STATED TASK - Skipping all pictures, set down the lines of the listing from the first through the one with "plt.rcParams['mathtext.bf'] = 'Liberation".

COLLECTED DATA -
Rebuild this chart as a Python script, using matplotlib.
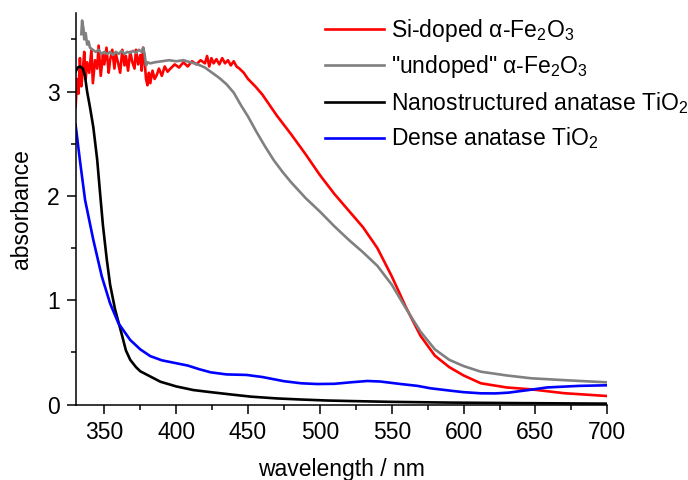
import matplotlib
matplotlib.use('Agg')
import matplotlib.pyplot as plt
from matplotlib.ticker import MultipleLocator

plt.rcParams['font.family'] = ['Liberation Sans', 'DejaVu Sans']
plt.rcParams['mathtext.fontset'] = 'custom'
plt.rcParams['mathtext.rm'] = 'Liberation Sans'
plt.rcParams['mathtext.it'] = 'Liberation Sans'
plt.rcParams['mathtext.bf'] = 'Liberation Sans:bold'

# Si-doped alpha-Fe2O3 (red)
si_wl = [330, 331, 332, 333, 334, 335, 336, 337, 338, 339.5, 341, 342, 343.5, 345, 346, 347.5,
         349, 350, 351.5, 353, 354, 355.5, 357, 358, 359.5, 361, 362.5, 364, 365, 366.5, 368,
         369.5, 371, 372, 373.5, 375, 376, 377, 378, 379, 380, 381, 382, 383.5, 385, 386.5,
         388, 390, 392, 394, 396, 399, 402, 405, 408, 411, 414, 417, 420, 421.5, 423, 424.5,
         426, 428, 430, 432, 434, 436, 438, 440, 442, 444, 447, 450, 455, 460, 465, 470, 480,
         490, 500, 510, 520, 530, 540, 550, 560, 570, 580, 590, 600, 612, 630, 647, 670, 700]
si_abs = [2.85, 3.12, 2.98, 3.32, 3.05, 3.20, 3.38, 3.12, 3.28, 3.18, 3.40, 3.08, 3.30, 3.22, 3.44, 3.15,
          3.35, 3.26, 3.42, 3.18, 3.30, 3.40, 3.22, 3.36, 3.28, 3.18, 3.40, 3.25, 3.34, 3.20, 3.38,
          3.28, 3.22, 3.40, 3.26, 3.35, 3.20, 3.42, 3.30, 3.12, 3.06, 3.18, 3.08, 3.20, 3.12, 3.16,
          3.22, 3.15, 3.24, 3.19, 3.22, 3.26, 3.23, 3.28, 3.24, 3.29, 3.26, 3.30, 3.27, 3.34, 3.24, 3.32,
          3.27, 3.31, 3.26, 3.32, 3.27, 3.30, 3.25, 3.29, 3.24, 3.22, 3.18, 3.12, 3.05, 2.97, 2.87, 2.77, 2.59,
          2.40, 2.20, 2.02, 1.86, 1.70, 1.50, 1.23, 0.93, 0.66, 0.47, 0.36, 0.28, 0.205, 0.165, 0.147, 0.11, 0.083]

# "undoped" alpha-Fe2O3 (gray)
un_wl = [334, 334.5, 335.5, 336, 337, 338, 339, 340, 342, 344, 346, 348, 350, 352, 354, 356,
         358, 360, 362, 364, 366, 368, 370, 372, 374, 376, 377, 378, 379, 380, 382, 385,
         390, 395, 400, 405, 410, 415, 420, 425, 430, 435, 440, 445, 450, 456, 462, 468,
         474, 480, 490, 500, 510, 520, 530, 540, 550, 560, 570, 580, 590, 600, 612, 630,
         647, 670, 700]
un_abs = [3.55, 3.68, 3.60, 3.50, 3.56, 3.45, 3.48, 3.42, 3.40, 3.38, 3.40, 3.36, 3.38, 3.36, 3.38, 3.35,
          3.38, 3.36, 3.39, 3.36, 3.38, 3.37, 3.39, 3.37, 3.40, 3.38, 3.42, 3.36, 3.25, 3.28, 3.27, 3.28,
          3.29, 3.30, 3.29, 3.30, 3.28, 3.26, 3.23, 3.18, 3.13, 3.07, 2.99, 2.87, 2.76, 2.61, 2.47, 2.34,
          2.23, 2.13, 1.98, 1.85, 1.71, 1.58, 1.46, 1.33, 1.15, 0.92, 0.70, 0.53, 0.43, 0.37, 0.316, 0.28,
          0.253, 0.235, 0.214]

# Nanostructured anatase TiO2 (black)
nano_wl = [330, 331.5, 333, 335, 336.5, 338, 340, 342.3, 345, 347, 349, 351.7, 354, 357.5, 362, 365,
           368, 372, 375, 382, 389, 400, 412, 424, 440, 452, 470, 486, 505, 521, 550, 591, 640, 700]
nano_abs = [3.19, 3.23, 3.24, 3.22, 3.15, 3.00, 2.85, 2.66, 2.35, 2.03, 1.72, 1.39, 1.15, 0.91, 0.68, 0.52,
            0.43, 0.36, 0.32, 0.27, 0.22, 0.175, 0.14, 0.12, 0.095, 0.077, 0.06, 0.05, 0.04, 0.035, 0.027, 0.02,
            0.015, 0.01]

# Dense anatase TiO2 (blue)
dense_wl = [330, 333, 336.6, 342.3, 348.2, 354, 359.8, 368, 375, 382, 390, 399, 408, 416, 424, 435,
            449, 460, 475, 487, 498, 510, 522, 533, 542, 555, 568, 577, 591, 600, 612, 622, 631, 645,
            658, 680, 700]
dense_abs = [2.68, 2.34, 1.96, 1.58, 1.23, 0.97, 0.78, 0.62, 0.53, 0.465, 0.425, 0.40, 0.375, 0.34, 0.31, 0.29,
             0.285, 0.265, 0.225, 0.205, 0.198, 0.20, 0.215, 0.227, 0.222, 0.20, 0.18, 0.157, 0.134, 0.12, 0.109,
             0.108, 0.115, 0.14, 0.165, 0.18, 0.186]

fig = plt.figure(figsize=(6.88, 4.8), dpi=100)
ax = fig.add_axes([0.1099, 0.1569, 0.7728, 0.8166])

lw = 1.9
ax.plot(si_wl, si_abs, color='#ff0000', lw=lw, label=r'Si-doped $\alpha$-Fe$_2$O$_3$')
ax.plot(un_wl, un_abs, color='#808080', lw=lw, label=r'"undoped" $\alpha$-Fe$_2$O$_3$')
ax.plot(nano_wl, nano_abs, color='black', lw=lw, label=r'Nanostructured anatase TiO$_2$')
ax.plot(dense_wl, dense_abs, color='#0000ff', lw=lw, label=r'Dense anatase TiO$_2$')

ax.set_xlim(330, 700)
ax.set_ylim(0, 3.755)
ax.spines['top'].set_visible(False)
ax.spines['right'].set_visible(False)
for s in ('left', 'bottom'):
    ax.spines[s].set_linewidth(1.1)

ax.xaxis.set_major_locator(MultipleLocator(50))
ax.xaxis.set_minor_locator(MultipleLocator(25))
ax.yaxis.set_major_locator(MultipleLocator(1))
ax.yaxis.set_minor_locator(MultipleLocator(0.5))
ax.tick_params(which='major', direction='out', length=6.5, width=1.1, labelsize=16.5, pad=5)
ax.tick_params(which='minor', direction='out', length=3.6, width=1.1)

ax.set_xlabel('wavelength / nm', fontsize=16.5, labelpad=10)
ax.set_ylabel('absorbance', fontsize=16.5, labelpad=10)

leg = ax.legend(loc='upper left', bbox_to_anchor=(0.4524, 1.013), frameon=False,
                fontsize=16.5, handlelength=2.55, handletextpad=0.3, labelspacing=0.42,
                borderaxespad=0)

fig.savefig('out.png', dpi=100)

CORRECT OUTPUT -
Rebuild this chart as a Python script, using matplotlib.
import matplotlib
matplotlib.use('Agg')
import matplotlib.pyplot as plt
from matplotlib.ticker import MultipleLocator

plt.rcParams['font.family'] = ['Liberation Sans', 'DejaVu Sans']
plt.rcParams['mathtext.fontset'] = 'custom'
plt.rcParams['mathtext.rm'] = 'Liberation Sans'
plt.rcParams['mathtext.it'] = 'Liberation Sans'
plt.rcParams['mathtext.bf'] = 'Liberation Sans:bold'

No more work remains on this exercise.